◆ Work to be completed ◆
Pictures stay out of the copy. Please reproduce only the lines between the one holding "Convert this chart to Observable Plot code." and the one holding "3.73, 2.1, 1.25];", inclusive.

◆ Input for this task ◆
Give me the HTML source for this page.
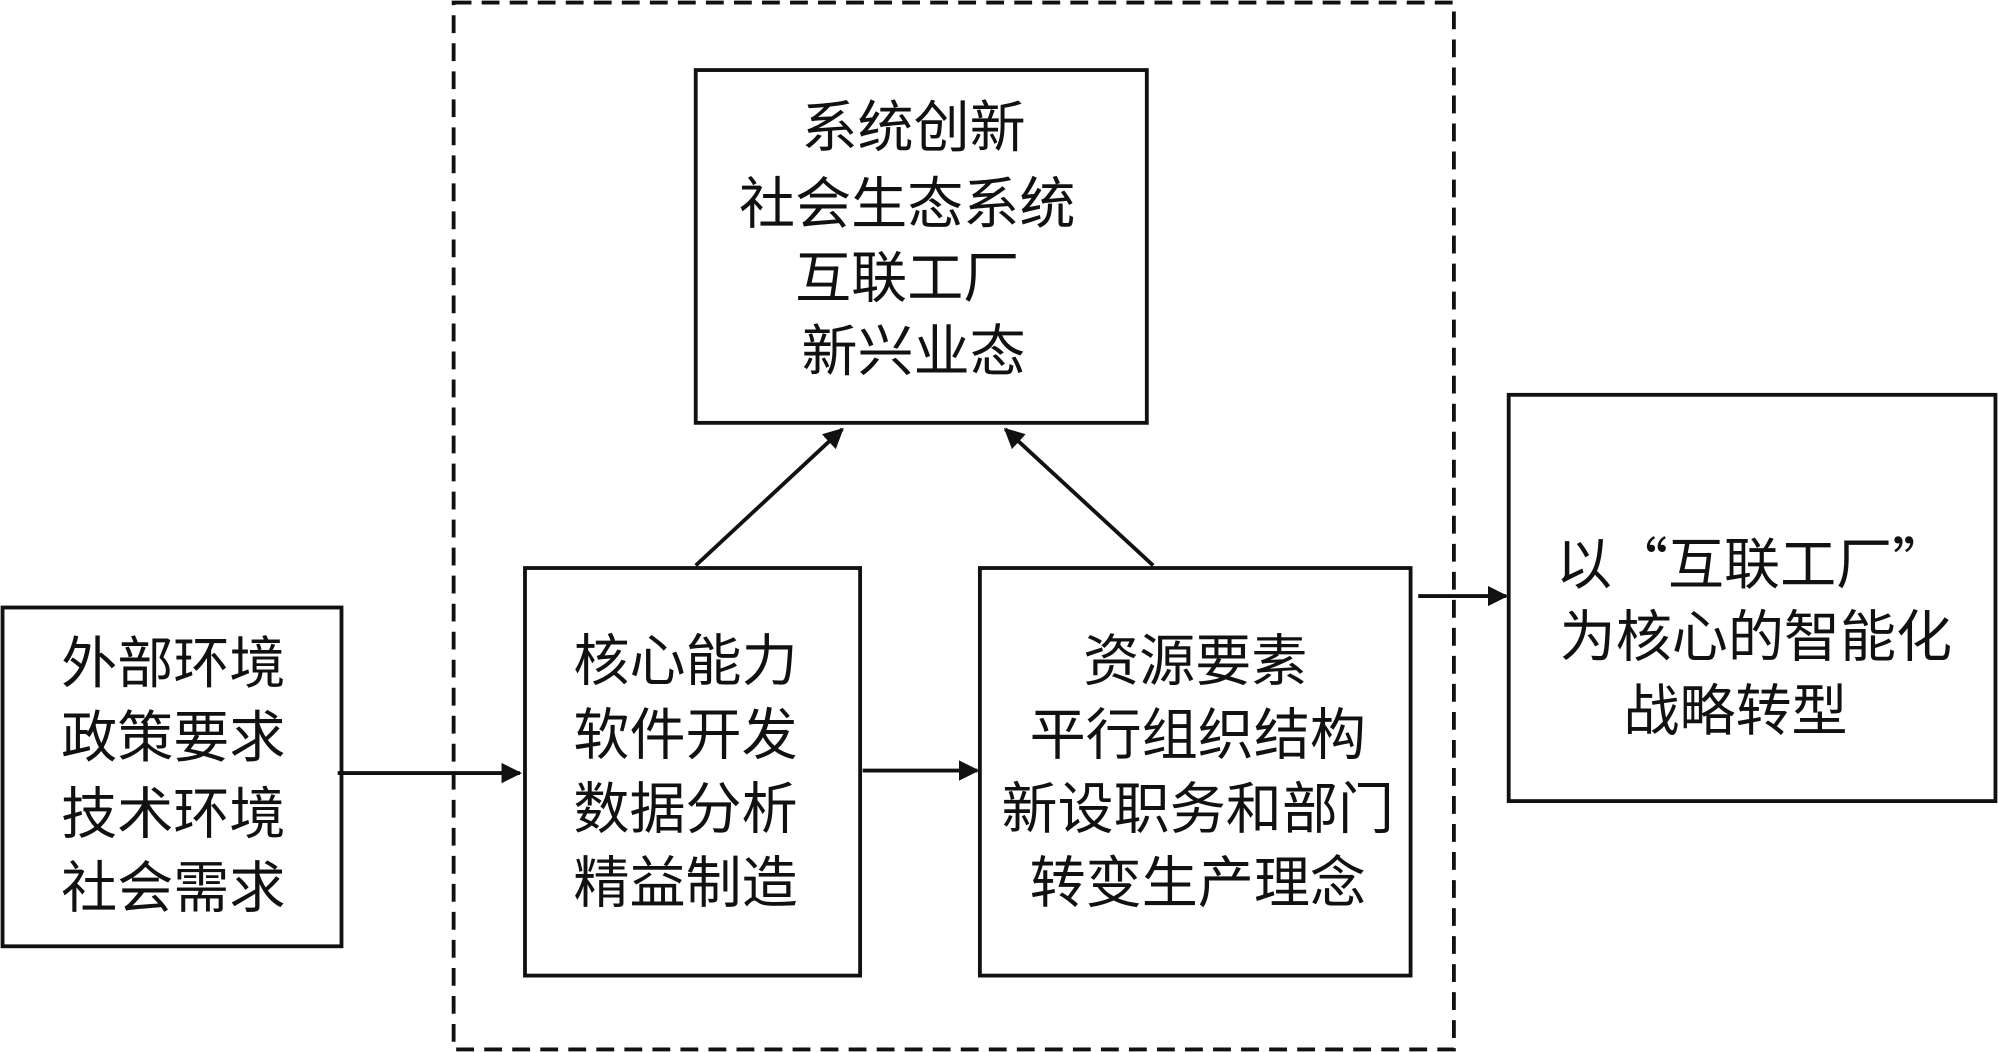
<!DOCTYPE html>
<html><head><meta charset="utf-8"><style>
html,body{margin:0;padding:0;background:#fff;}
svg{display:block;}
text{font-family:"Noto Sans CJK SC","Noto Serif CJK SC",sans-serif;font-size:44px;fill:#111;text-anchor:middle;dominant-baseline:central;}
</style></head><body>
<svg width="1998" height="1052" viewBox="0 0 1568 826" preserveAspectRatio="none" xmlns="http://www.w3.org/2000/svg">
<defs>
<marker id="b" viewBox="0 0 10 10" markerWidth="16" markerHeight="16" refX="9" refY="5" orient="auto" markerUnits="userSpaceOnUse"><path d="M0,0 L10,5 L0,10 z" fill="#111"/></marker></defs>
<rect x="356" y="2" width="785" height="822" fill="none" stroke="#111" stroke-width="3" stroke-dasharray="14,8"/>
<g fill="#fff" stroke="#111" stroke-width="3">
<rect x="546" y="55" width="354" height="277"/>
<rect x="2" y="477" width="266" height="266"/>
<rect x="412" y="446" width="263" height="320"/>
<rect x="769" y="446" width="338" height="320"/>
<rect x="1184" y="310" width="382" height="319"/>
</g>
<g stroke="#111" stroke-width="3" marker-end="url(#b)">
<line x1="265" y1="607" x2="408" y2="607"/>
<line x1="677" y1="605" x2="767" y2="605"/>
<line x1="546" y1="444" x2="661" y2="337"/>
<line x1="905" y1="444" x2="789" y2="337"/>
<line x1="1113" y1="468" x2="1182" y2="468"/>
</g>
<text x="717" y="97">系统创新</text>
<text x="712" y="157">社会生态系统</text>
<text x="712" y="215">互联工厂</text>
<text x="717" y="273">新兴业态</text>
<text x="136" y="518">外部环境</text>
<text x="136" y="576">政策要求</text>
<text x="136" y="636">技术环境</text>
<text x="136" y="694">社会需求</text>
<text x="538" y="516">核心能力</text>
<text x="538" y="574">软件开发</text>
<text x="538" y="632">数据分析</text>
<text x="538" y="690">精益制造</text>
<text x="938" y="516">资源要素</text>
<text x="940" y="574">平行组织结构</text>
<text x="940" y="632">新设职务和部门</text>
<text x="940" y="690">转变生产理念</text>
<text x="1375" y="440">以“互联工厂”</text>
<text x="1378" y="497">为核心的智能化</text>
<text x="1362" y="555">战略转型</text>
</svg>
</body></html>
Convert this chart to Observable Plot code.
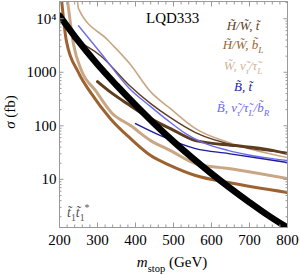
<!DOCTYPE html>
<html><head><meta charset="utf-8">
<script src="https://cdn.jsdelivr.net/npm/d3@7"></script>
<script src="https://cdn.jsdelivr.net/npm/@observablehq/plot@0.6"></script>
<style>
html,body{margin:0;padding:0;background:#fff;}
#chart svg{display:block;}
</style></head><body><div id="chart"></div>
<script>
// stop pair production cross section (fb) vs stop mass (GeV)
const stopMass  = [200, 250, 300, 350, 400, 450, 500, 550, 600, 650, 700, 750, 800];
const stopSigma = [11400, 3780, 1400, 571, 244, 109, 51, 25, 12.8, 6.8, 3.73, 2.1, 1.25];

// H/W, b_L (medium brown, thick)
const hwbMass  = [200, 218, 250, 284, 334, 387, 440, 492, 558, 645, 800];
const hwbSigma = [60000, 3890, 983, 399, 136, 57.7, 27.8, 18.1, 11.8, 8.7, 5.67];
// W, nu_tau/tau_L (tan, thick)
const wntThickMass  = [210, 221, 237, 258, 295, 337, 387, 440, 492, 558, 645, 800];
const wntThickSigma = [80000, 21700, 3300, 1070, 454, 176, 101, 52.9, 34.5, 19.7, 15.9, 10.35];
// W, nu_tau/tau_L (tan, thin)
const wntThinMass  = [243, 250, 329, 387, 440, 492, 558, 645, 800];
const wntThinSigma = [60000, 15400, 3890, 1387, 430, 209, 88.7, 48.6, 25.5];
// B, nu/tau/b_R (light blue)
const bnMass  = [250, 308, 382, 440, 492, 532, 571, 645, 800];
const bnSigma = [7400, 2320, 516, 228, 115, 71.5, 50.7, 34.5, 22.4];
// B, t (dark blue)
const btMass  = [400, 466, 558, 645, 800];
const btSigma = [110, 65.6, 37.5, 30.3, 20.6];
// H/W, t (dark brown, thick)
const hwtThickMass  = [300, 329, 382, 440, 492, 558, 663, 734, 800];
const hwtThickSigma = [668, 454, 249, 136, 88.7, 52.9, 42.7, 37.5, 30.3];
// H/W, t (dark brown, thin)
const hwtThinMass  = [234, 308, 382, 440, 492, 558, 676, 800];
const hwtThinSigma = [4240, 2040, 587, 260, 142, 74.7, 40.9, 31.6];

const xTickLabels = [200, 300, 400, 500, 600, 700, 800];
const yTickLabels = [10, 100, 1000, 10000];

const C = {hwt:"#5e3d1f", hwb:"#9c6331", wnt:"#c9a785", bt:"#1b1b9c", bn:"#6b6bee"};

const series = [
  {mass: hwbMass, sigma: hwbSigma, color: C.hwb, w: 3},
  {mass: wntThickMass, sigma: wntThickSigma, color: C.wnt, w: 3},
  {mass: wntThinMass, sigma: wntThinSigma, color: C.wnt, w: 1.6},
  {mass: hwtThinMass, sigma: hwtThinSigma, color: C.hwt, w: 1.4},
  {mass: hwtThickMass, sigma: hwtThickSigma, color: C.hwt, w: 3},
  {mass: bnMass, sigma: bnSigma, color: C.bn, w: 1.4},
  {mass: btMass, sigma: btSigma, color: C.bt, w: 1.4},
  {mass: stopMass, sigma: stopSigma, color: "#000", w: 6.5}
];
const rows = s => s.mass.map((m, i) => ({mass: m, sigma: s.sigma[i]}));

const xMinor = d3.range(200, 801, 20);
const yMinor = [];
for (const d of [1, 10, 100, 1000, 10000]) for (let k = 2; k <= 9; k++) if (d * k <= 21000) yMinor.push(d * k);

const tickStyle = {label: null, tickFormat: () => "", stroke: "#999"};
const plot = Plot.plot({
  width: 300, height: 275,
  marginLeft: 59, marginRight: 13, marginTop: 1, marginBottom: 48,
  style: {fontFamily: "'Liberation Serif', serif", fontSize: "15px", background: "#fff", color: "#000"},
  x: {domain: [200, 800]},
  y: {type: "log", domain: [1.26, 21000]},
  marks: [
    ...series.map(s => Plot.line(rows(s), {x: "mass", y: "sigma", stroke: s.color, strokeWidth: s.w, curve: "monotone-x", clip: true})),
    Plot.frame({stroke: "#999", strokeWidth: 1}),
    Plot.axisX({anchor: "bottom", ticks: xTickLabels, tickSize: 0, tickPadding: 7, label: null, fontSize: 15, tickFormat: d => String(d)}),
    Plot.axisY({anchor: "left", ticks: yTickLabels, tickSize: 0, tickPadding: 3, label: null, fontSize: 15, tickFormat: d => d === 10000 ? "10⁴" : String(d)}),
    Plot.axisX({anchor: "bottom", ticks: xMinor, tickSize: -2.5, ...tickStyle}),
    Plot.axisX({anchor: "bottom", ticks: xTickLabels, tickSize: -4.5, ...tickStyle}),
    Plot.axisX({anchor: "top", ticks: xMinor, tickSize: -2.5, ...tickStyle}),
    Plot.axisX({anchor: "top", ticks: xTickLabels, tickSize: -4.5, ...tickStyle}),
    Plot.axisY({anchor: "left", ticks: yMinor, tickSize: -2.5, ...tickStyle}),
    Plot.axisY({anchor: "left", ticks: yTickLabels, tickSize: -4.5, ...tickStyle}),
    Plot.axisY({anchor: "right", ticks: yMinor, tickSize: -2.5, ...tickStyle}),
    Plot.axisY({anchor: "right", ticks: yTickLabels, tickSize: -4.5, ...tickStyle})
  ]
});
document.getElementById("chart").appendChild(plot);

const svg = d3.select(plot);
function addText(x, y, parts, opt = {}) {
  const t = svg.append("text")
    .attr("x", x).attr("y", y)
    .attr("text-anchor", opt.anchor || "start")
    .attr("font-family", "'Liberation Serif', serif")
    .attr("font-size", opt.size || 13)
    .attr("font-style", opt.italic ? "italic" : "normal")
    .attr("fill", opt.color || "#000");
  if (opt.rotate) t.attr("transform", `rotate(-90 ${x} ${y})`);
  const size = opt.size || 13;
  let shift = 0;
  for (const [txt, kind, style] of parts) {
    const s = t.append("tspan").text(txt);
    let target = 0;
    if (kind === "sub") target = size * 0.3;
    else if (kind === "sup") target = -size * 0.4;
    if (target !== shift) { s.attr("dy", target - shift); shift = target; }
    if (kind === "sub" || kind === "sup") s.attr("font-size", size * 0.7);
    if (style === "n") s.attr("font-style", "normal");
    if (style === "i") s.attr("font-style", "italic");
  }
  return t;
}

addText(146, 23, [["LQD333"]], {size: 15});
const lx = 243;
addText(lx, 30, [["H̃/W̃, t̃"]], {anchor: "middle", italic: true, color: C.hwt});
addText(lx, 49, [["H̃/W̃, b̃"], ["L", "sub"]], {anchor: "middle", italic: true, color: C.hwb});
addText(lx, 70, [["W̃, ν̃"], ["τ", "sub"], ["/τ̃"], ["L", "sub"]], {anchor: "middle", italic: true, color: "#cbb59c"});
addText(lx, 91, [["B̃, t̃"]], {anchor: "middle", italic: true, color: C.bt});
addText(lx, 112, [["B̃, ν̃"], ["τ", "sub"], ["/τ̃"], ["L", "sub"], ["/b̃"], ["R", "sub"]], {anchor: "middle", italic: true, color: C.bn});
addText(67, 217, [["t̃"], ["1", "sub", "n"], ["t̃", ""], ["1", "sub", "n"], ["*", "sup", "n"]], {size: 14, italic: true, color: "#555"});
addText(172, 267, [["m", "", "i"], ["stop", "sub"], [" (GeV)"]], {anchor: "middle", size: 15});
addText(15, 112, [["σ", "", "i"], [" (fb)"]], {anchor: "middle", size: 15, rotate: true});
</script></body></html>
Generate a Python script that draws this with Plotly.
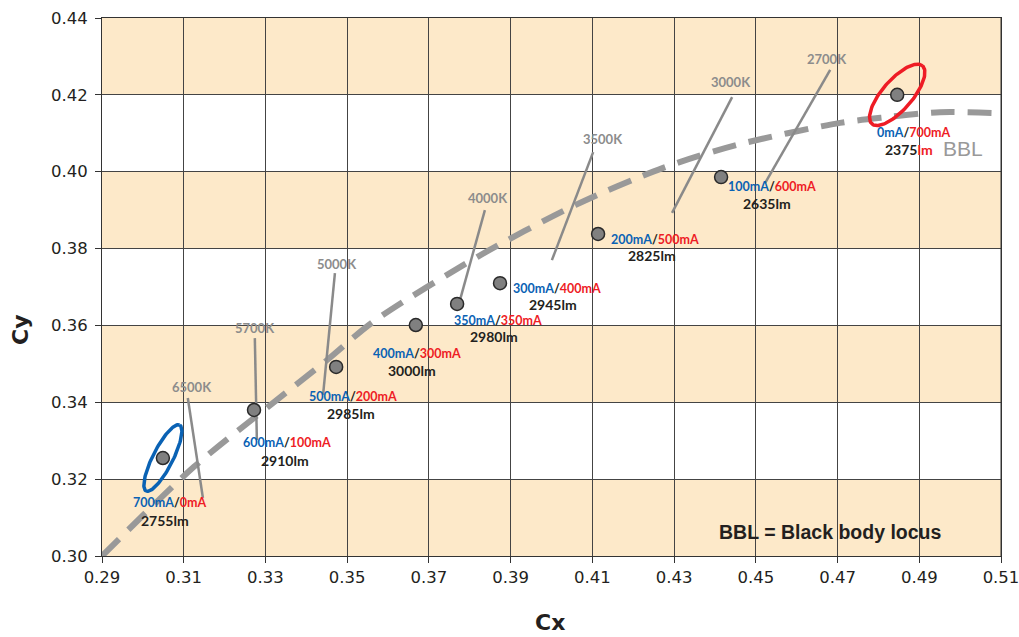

◆ The output ◆
Convert this chart to Observable Plot code.
<!DOCTYPE html>
<html><head><meta charset="utf-8">
<script src="https://cdn.jsdelivr.net/npm/d3@7"></script>
<script src="https://cdn.jsdelivr.net/npm/@observablehq/plot@0.6"></script>
<style>
html,body{margin:0;padding:0;background:#fff;}
#chart svg{display:block;}
</style></head><body><div id="chart"></div>
<script>
// stop pair production cross section (fb) vs stop mass (GeV)
const stopMass  = [200, 250, 300, 350, 400, 450, 500, 550, 600, 650, 700, 750, 800];
const stopSigma = [11400, 3780, 1400, 571, 244, 109, 51, 25, 12.8, 6.8, 3.73, 2.1, 1.25];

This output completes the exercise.